「別告訴老爺子。」青姨嘶啞著喉嚨開口。
桑旬也不知道為什么不能告訴老爺子……難道是怕他擔心?
可既然病人都這樣說了,那她也不好再追問什么,只是桑旬想到之前青姨對自己的態度,也許那時她就已經知道自己的病情,心情不好,才會遷怒自己。
她一貫不喜歡把人往壞處想,因此心腸瞬間就軟下來,只是勸青姨道:「現在醫學這么發達,你應該積極治療。」
青姨垂著頭,突然笑起來,說:「沒用的。」
桑旬最後一次試探著問:「真的不和老爺子說?」
老爺子並非苛刻吝嗇的人,青姨在桑家照顧他、照顧桑老夫人幾十年,他一定會讓她接受最好的治療。
青姨沒再回答,只是看著桑旬,說:「你出去吧。」
其實桑旬一直是善良的人,善良到甚至有些軟弱。
知道青姨的病後,她再看到青姨在家里忙東忙西,便覺得於心不忍,有時便也會幫她管管工人,盡管青姨仍然是那副不冷不熱的模樣。
接連幾天桑旬都在翻周仲安的郵件,她和席至衍各自分了工,每人負責一半,全部看完一遍,卻並未得到有用的信息。
桑旬覺得挫敗,現在她連證實自己猜測的證據都沒有,翻案又談何容易。
她幾乎想要放棄,反正自己現在有錢有勢,找個沒人認識的地方重新開始,不再為過去所累……只要她想,下一秒就可以開始全新的人生,這樣不好么?
沒想到周仲安的一個電話將她喚醒,自那天從他家中出來後,桑旬知道露餡,他起了防備,恐怕難再從他那里找到線索。
果然,他在電話那頭問:「桑旬,我不明白,你究竟為什么接近我?」
桑旬不語。
他卻步步緊逼:「你到底在懷疑什么?」
她將電話掛掉。
是啊,周仲安的電話提醒了她,如果她不繼續查下去,真凶便會繼續逍遙法外,她白坐六年牢,席至萱也白白吞下三百片安眠葯。
不行,她不會放棄。

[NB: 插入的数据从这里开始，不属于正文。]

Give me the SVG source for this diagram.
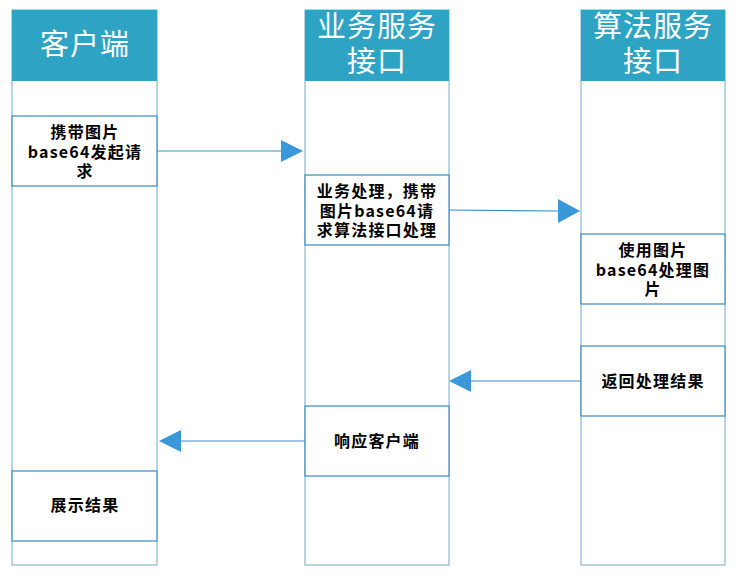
<svg xmlns="http://www.w3.org/2000/svg" width="738" height="576" viewBox="0 0 738 576">
<defs>
<style>
.lane{fill:#fff;stroke:#8db7cf;stroke-width:1.2}
.hdr{fill:#2ea3c4}
.ht{fill:#fff;font-family:"Noto Sans CJK SC","Noto Sans",sans-serif;font-size:29px;letter-spacing:1px;text-anchor:middle}
.box{fill:#fff;stroke:#3a8cbc;stroke-width:1.2}
.t{fill:#000;font-family:"Noto Sans CJK SC","Noto Sans",sans-serif;font-size:16px;font-weight:bold;letter-spacing:1.2px;text-anchor:middle}
.c{stroke:#3a8fc4;stroke-width:1.2;fill:none}
.ah{fill:#3a98d8}
</style>
</defs>
<rect width="738" height="576" fill="#fff"/>
<g id="lane-client">
<rect class="lane" x="12" y="10" width="145" height="555"/>
<rect class="hdr" x="12" y="10" width="145" height="71"/>
<text class="ht" x="85" y="55">客户端</text>
</g>
<g id="lane-biz">
<rect class="lane" x="305" y="10" width="144" height="555"/>
<rect class="hdr" x="305" y="10" width="144" height="71"/>
<text class="ht" x="377" y="37">业务服务</text>
<text class="ht" x="377" y="72">接口</text>
</g>
<g id="lane-algo">
<rect class="lane" x="581" y="10" width="144" height="555"/>
<rect class="hdr" x="581" y="10" width="144" height="71"/>
<text class="ht" x="653" y="37">算法服务</text>
<text class="ht" x="653" y="72">接口</text>
</g>
<g id="n1">
<rect class="box" x="12" y="116" width="145" height="70"/>
<text class="t" x="85" y="138">携带图片</text>
<text class="t" x="85" y="158">base64发起请</text>
<text class="t" x="85" y="177">求</text>
</g>
<g id="n2">
<rect class="box" x="305" y="175" width="144" height="70"/>
<text class="t" x="377" y="197">业务处理，携带</text>
<text class="t" x="377" y="217">图片base64请</text>
<text class="t" x="377" y="236">求算法接口处理</text>
</g>
<g id="n3">
<rect class="box" x="581" y="234" width="144" height="70"/>
<text class="t" x="653" y="256">使用图片</text>
<text class="t" x="653" y="276">base64处理图</text>
<text class="t" x="653" y="295">片</text>
</g>
<g id="n4">
<rect class="box" x="581" y="346" width="144" height="70"/>
<text class="t" x="653" y="387">返回处理结果</text>
</g>
<g id="n5">
<rect class="box" x="305" y="406" width="144" height="70"/>
<text class="t" x="377" y="447">响应客户端</text>
</g>
<g id="n6">
<rect class="box" x="12" y="471" width="145" height="70"/>
<text class="t" x="85" y="511">展示结果</text>
</g>
<g id="connectors">
<line class="c" x1="157" y1="151" x2="282" y2="151"/>
<polygon class="ah" points="281,140 303,151 281,162"/>
<line class="c" x1="449" y1="210" x2="559" y2="211"/>
<polygon class="ah" points="558,199 580,211 558,223"/>
<line class="c" x1="581" y1="381" x2="470" y2="381"/>
<polygon class="ah" points="471,370 449,381 471,392"/>
<line class="c" x1="305" y1="441" x2="180" y2="441"/>
<polygon class="ah" points="181,430 159,441 181,452"/>
</g>
</svg>
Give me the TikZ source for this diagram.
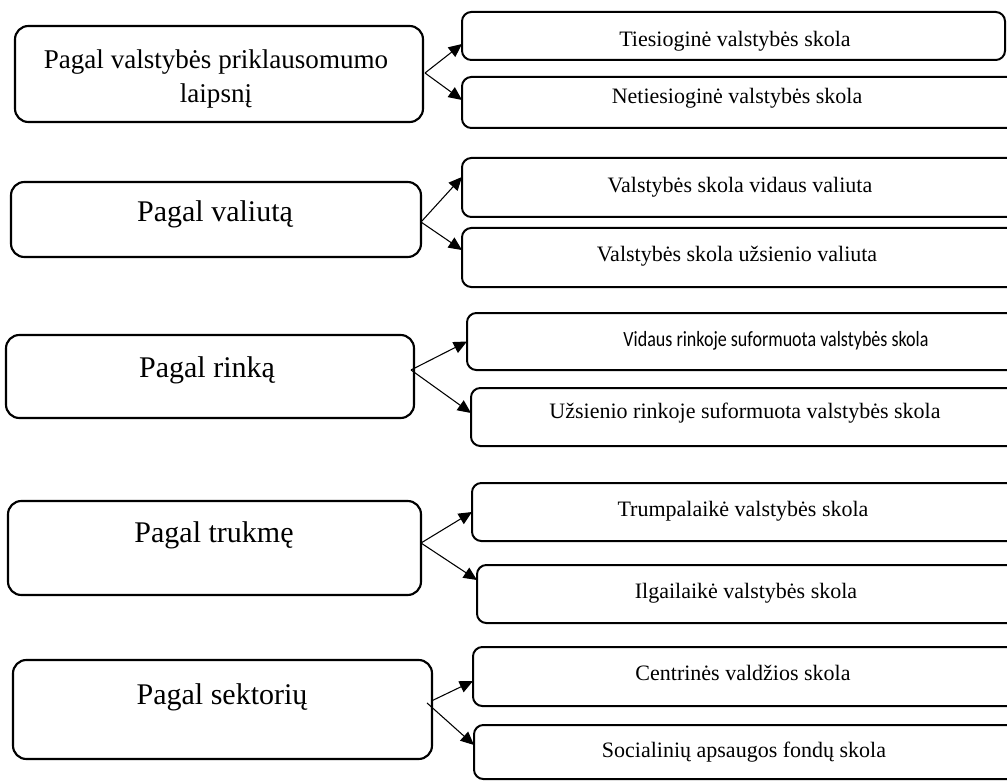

這樣想著,桑旬心里突然又生出無窮的動力來。
傍晚的時候沈素突然打電話過來,說:「姐,大伯母今天過生日,讓你一起過去吃飯。」
桑旬想了一會兒,才反應過來,沈素的大伯母是沈恪的母親。
她與沈母素來並無交情,怎么好好的就邀請她了?
桑旬不得其解,只得推脫道:「我都沒准備禮物。」
「不用禮物啦。」沈素的聲音熱情,「就是吃頓便飯,你人過來就行!」
她不好再推脫,於是應了下來,換了衣服准備出門。
到了沈家,她發現人的確不多,只有沈恪和沈素在客廳里陪著沈母說話。
一見桑旬,沈母便很熱情的招呼她:「素素說你從小在杭州長大,我也是杭州人。我猜你來北京也吃不大慣這里的飯菜吧……正巧家里新請了位浙菜師傅,所以就讓素素也把你叫過來。」
沈母面容溫婉,說話輕言細語。十分溫和的模樣,桑旬幾乎立時就喜歡上了這位太太,當下也有些不好意思的笑:「沈伯母,我什么都沒准備。」
「這說的是什么話。」沈母嗔怪著拍拍她的手背,「你們這些年輕人啊,平時少忙一些,能來看看我就是最好的禮物了。」
說完她又轉頭問沈素:「素素,你爸媽什么時候過來?」
沈素說:「剛才打過電話了,還堵在路上,半小時內到。」
「好,他們七點還不到我們就先開飯,」說著她又轉頭看向桑旬,「小旬第一次來我們家吃飯,別餓著人家了。」
桑旬又陪沈母坐著聊了一會天,包里的電話突然響起來,她看一眼,是席至衍,於是和沈母說了抱歉,拿著電話到外面去接。
「找到了。」電話一接通那頭的男人便迫不及待的開口。
桑旬的心臟在砰砰跳,她忍著興奮,問:「什么?」
「上個月周仲安給童婧轉了兩百萬。」他在電話那頭說。
……封口費。這是桑旬的第一反應。
掛掉電話後,她往外走,正撞上沈恪,她想了想,便將剛才電話里知道的事和沈恪講了,她又說:「我得先走了。」
「不急這一會兒。」沈恪按住她的胳膊,似乎想要安撫急躁不安的桑旬,「吃完飯我和你一起過去。」
猶豫數秒,她還是說:「……好。」
回到客廳,發現小姑姑和小姑父已經到了,桑旬正要上前去問好,卻突然動彈不得。
小姑父今天系的那條領帶……分明就是她在青姨房間里看到的那一條。